**** Records provided

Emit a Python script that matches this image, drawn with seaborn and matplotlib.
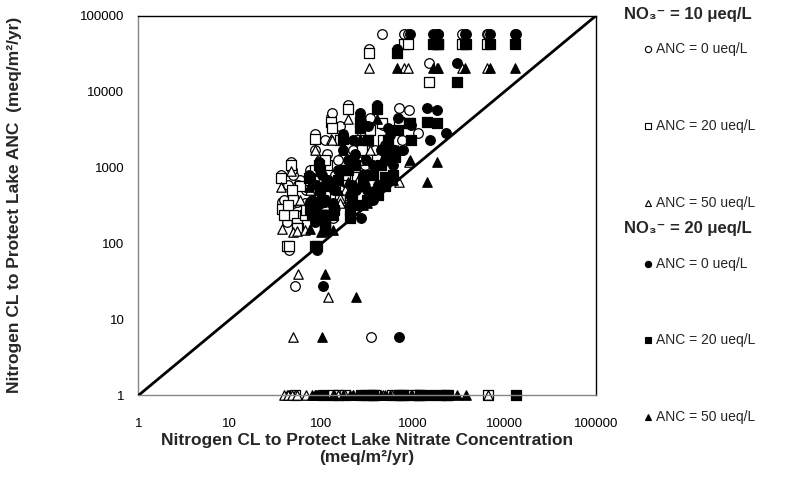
import matplotlib
matplotlib.use("Agg")
import matplotlib.pyplot as plt
import seaborn as sns
from matplotlib.lines import Line2D
from matplotlib.ticker import NullLocator

# Critical loads per lake (meq/m2/yr).
# Nitrogen CL to protect lake nitrate at NO3- = 10 and 20 ueq/L
no3_10_cl = [331, 459, 800, 884, 1500, 1836, 3446, 6460, 195, 127, 85, 46.6, 36.2,
             705, 906, 1136, 160, 37.1, 49.0, 54.2, 42.1, 44.3, 134, 160, 101.6,
             66.2, 115, 245, 264, 340, 250, 315, 131, 96.6, 75.1, 58.3, 109, 181,
             141, 205, 299, 101.6, 221, 245, 55.5, 51.5, 118, 49.0, 348, 6620, 1882,
             39.0, 43.2, 47.7, 54.2, 67.9, 85.1, 109, 152, 181, 278, 385, 471, 590,
             760, 977, 1194]
no3_20_cl = [670, 929, 1660, 1882, 3038, 3715, 6966, 13060, 405, 264, 172, 94.2, 73.3,
             1425, 1836, 2303, 323, 75.1, 99.1, 109, 85.1, 89.5, 271, 315, 205,
             134, 233, 495, 534, 688, 507, 637, 264, 195, 152, 118, 216, 366,
             285, 415, 605, 205, 448, 495, 109, 104, 239, 101.6, 705, 13400, 3811,
             78.9, 87.3, 96.6, 109, 137, 172, 221, 307, 366, 562, 779, 953, 1194,
             1538, 1980, 2421]
# Nitrogen CL to protect lake ANC at 0, 20 and 50 ueq/L
anc0_cl = [36700, 57900, 57900, 57900, 24000, 57900, 57900, 57900, 6710, 4670, 2790,
           1190, 804, 6130, 5770, 2870, 3550, 354, 344, 354, 193, 83, 218, 510, 438,
           344, 1520, 2000, 3340, 4530, 1610, 1720, 5270, 1270, 935, 691, 593, 1090,
           804, 593, 1090, 324, 1720, 691, 593, 28, 510, 804, 5.9, 57900, 57900,
           377, 593, 935, 239, 510, 1720, 2320, 1270, 377, 2700, 1720, 3660, 1,
           2320, 1, 1]
anc20_cl = [32600, 3890, 42700, 42700, 13500, 42700, 42700, 42700, 5950, 4010, 2400,
            1090, 734, 4010, 3890, 1, 2320, 287, 239, 187, 93, 93, 1, 377, 278,
            239, 1090, 756, 2320, 3150, 1270, 1390, 3340, 935, 691, 576, 438, 804,
            631, 438, 804, 218, 1090, 576, 161, 1, 324, 377, 1, 1, 42700,
            239, 324, 510, 161, 278, 935, 1270, 1, 1, 1720, 1, 2320, 1,
            1, 1, 1]
anc50_cl = [20600, 1270, 20600, 20600, 1, 20600, 20600, 20600, 4390, 2400, 1720,
            907, 558, 650, 1190, 1, 400, 156, 143, 147, 1, 1, 1, 344, 218,
            151, 593, 593, 1270, 1720, 691, 804, 2320, 650, 510, 377, 324, 510,
            324, 510, 691, 1, 1, 1, 40, 1, 20, 5.9, 1, 1, 1,
            1, 1, 1, 1, 1, 1, 1, 1, 1, 1, 1, 1, 1,
            1, 1, 1]

axis_ticks = [1, 10, 100, 1000, 10000, 100000]
axis_tick_labels = ["1", "10", "100", "1000", "10000", "100000"]
one_to_one = [1, 100000]

group_titles = ["NO₃⁻ = 10 μeq/L", "NO₃⁻ = 20 μeq/L"]
anc_labels = ["ANC = 0 ueq/L", "ANC = 20 ueq/L", "ANC = 50 ueq/L"]

sns.set_style("white")
plt.rcParams['font.family'] = ['Liberation Sans', 'DejaVu Sans']

fig = plt.figure(figsize=(7.9, 4.94), dpi=100)
ax = fig.add_axes([0.1751, 0.1994, 0.5793, 0.7688])

series = [
    (no3_10_cl, anc0_cl, 'o', 'white', 48),
    (no3_10_cl, anc20_cl, 's', 'white', 42),
    (no3_10_cl, anc50_cl, '^', 'white', 46),
    (no3_20_cl, anc0_cl, 'o', 'black', 48),
    (no3_20_cl, anc20_cl, 's', 'black', 42),
    (no3_20_cl, anc50_cl, '^', 'black', 46),
]
for xs, ys, mk, face, size in series:
    sns.scatterplot(x=xs, y=ys, marker=mk, s=size, color=face, edgecolor='black',
                    linewidth=0.9, ax=ax, clip_on=False, zorder=2, legend=False)

ax.plot(one_to_one, one_to_one, color='black', lw=2, zorder=3, solid_capstyle='butt')

ax.set_xscale('log')
ax.set_yscale('log')
ax.set_xlim(axis_ticks[0], axis_ticks[-1])
ax.set_ylim(axis_ticks[0], axis_ticks[-1])
ax.set_xticks(axis_ticks)
ax.set_xticklabels(axis_tick_labels)
ax.set_yticks(axis_ticks)
ax.set_yticklabels(axis_tick_labels)
ax.xaxis.set_minor_locator(NullLocator())
ax.yaxis.set_minor_locator(NullLocator())
ax.tick_params(axis='both', which='major', direction='out', length=5, width=1,
               color='#868686', labelsize=9.5, labelcolor='black')
ax.tick_params(axis='x', pad=11)
ax.tick_params(axis='y', pad=5)
for side in ('left', 'bottom'):
    ax.spines[side].set_color('#868686')
    ax.spines[side].set_linewidth(1)
for side in ('top', 'right'):
    ax.spines[side].set_color('black')
    ax.spines[side].set_linewidth(1)
ax.set_xlabel("")
ax.set_ylabel("")

fig.text(367 / 790, 1 - 449 / 494,
         "Nitrogen CL to Protect Lake Nitrate Concentration\n(meq/m²/yr)",
         ha='center', va='center', fontsize=12.5, fontweight='bold', linespacing=1.1)
fig.text(15 / 790, 1 - 205 / 494,
         "Nitrogen CL to Protect Lake ANC  (meq/m²/yr)",
         ha='center', va='center', rotation=90, fontsize=12.5, fontweight='bold')

# legend, drawn beside the plot area
title_y = [15, 228]
entry_y = [[49, 126, 203], [264, 340, 417]]
legend_markers = ['o', 's', '^']
legend_faces = ['white', 'black']
for g in range(2):
    fig.text(624 / 790, 1 - title_y[g] / 494, group_titles[g], ha='left', va='center',
             fontsize=12, fontweight='bold')
    for k in range(3):
        yy = 1 - entry_y[g][k] / 494
        fig.add_artist(Line2D([648 / 790], [yy], marker=legend_markers[k], markersize=4.5,
                              markerfacecolor=legend_faces[g], markeredgecolor='black',
                              markeredgewidth=0.8, linestyle='none',
                              transform=fig.transFigure))
        fig.text(656 / 790, yy, anc_labels[k], ha='left', va='center', fontsize=10)

fig.savefig("out.png", dpi=100)
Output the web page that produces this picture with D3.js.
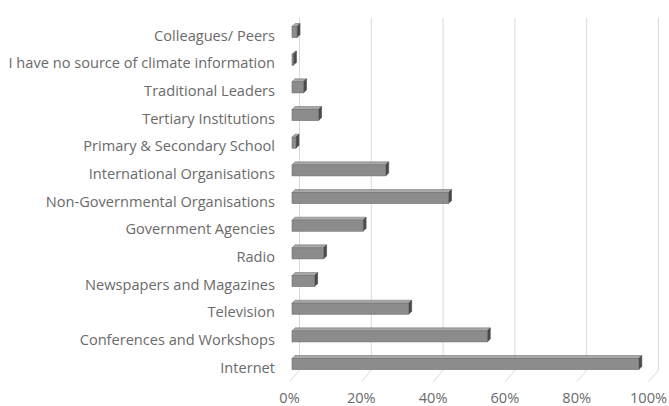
<!DOCTYPE html>
<html>
<head>
<meta charset="utf-8">
<script src="https://d3js.org/d3.v7.min.js"></script>
<style>
  body { margin: 0; background: #fff; }
  svg { display: block; }
  .lbl { font-family: "Open Sans", sans-serif; font-size: 14.6px; fill: #6a6a6a; }
</style>
</head>
<body>
<script>
  var categories = [
    "Colleagues/ Peers",
    "I have no source of climate information",
    "Traditional Leaders",
    "Tertiary Institutions",
    "Primary & Secondary School",
    "International Organisations",
    "Non-Governmental Organisations",
    "Government Agencies",
    "Radio",
    "Newspapers and Magazines",
    "Television",
    "Conferences and Workshops",
    "Internet"
  ];
  var values = [0.014, 0.004, 0.032, 0.074, 0.011, 0.261, 0.436, 0.198, 0.088, 0.063, 0.325, 0.544, 0.966];
  var tickValues = [0, 0.2, 0.4, 0.6, 0.8, 1];

  var width = 669, height = 406;
  var svg = d3.select("body").append("svg")
    .attr("width", width)
    .attr("height", height);

  // back wall scale, front plane sits 10px left / 12px down
  var x = d3.scaleLinear().domain([0, 1]).range([299.5, 658.5]);
  var y = d3.scaleBand().domain(categories).range([18.2, 377.9])
    .paddingInner(0.6).paddingOuter(0.3);
  var wallTop = 18, wallBottom = 370;
  var fdx = -10, fdy = 12;
  var barDx = -7.5, depth = 3;

  // gridlines on back wall + floor slants
  svg.selectAll(".grid").data(tickValues).enter().append("path")
    .attr("d", function(t) {
      return "M" + x(t) + "," + wallTop + "V" + wallBottom + "l" + fdx + "," + fdy;
    })
    .attr("fill", "none")
    .attr("stroke", "#d9d9d9")
    .attr("stroke-width", 1);

  var bars = svg.selectAll(".bar").data(categories).enter().append("g");

  function x0() { return x(0) + barDx; }
  function x1(i) { return x(values[i]) + barDx; }

  // top face
  bars.append("path")
    .attr("d", function(d, i) {
      var yt = y(d);
      return "M" + x0() + "," + yt + "L" + (x0() + depth) + "," + (yt - depth) +
        "L" + (x1(i) + depth) + "," + (yt - depth) + "L" + x1(i) + "," + yt + "Z";
    })
    .attr("fill", "#a8a8a8")
    .attr("stroke", "#7a7a7a")
    .attr("stroke-width", 0.6);

  // side face
  bars.append("path")
    .attr("d", function(d, i) {
      var yt = y(d), yb = y(d) + y.bandwidth();
      return "M" + x1(i) + "," + yt + "L" + (x1(i) + depth) + "," + (yt - depth) +
        "L" + (x1(i) + depth) + "," + (yb - depth) + "L" + x1(i) + "," + yb + "Z";
    })
    .attr("fill", "#4a4a4a")
    .attr("stroke", "#4a4a4a")
    .attr("stroke-width", 0.6);

  // front face
  bars.append("rect")
    .attr("x", x0())
    .attr("y", function(d) { return y(d); })
    .attr("width", function(d, i) { return Math.max(0.5, x1(i) - x0()); })
    .attr("height", y.bandwidth())
    .attr("fill", "#8c8c8c")
    .attr("stroke", "#6f6f6f")
    .attr("stroke-width", 0.6);

  // category labels
  svg.selectAll(".cat").data(categories).enter().append("text")
    .attr("class", "lbl")
    .attr("x", 275)
    .attr("y", function(d) { return y(d) + y.bandwidth() / 2 + 8.5; })
    .attr("text-anchor", "end")
    .text(function(d) { return d; });

  // value axis labels
  svg.selectAll(".tick").data(tickValues).enter().append("text")
    .attr("class", "lbl")
    .attr("x", function(t) { return x(t) + fdx; })
    .attr("y", 403)
    .attr("text-anchor", "middle")
    .text(function(t) { return d3.format(".0%")(t); });
</script>
</body>
</html>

********

§ Prompt: Repeat the records above exactly, from the first line through the line containing "from matplotlib.ticker import NullLocator", and leave out the pictures.

§ Result:
Emit a Python script that matches this image, drawn with seaborn and matplotlib.
import matplotlib
matplotlib.use("Agg")
import matplotlib.pyplot as plt
import seaborn as sns
from matplotlib.lines import Line2D
from matplotlib.ticker import NullLocator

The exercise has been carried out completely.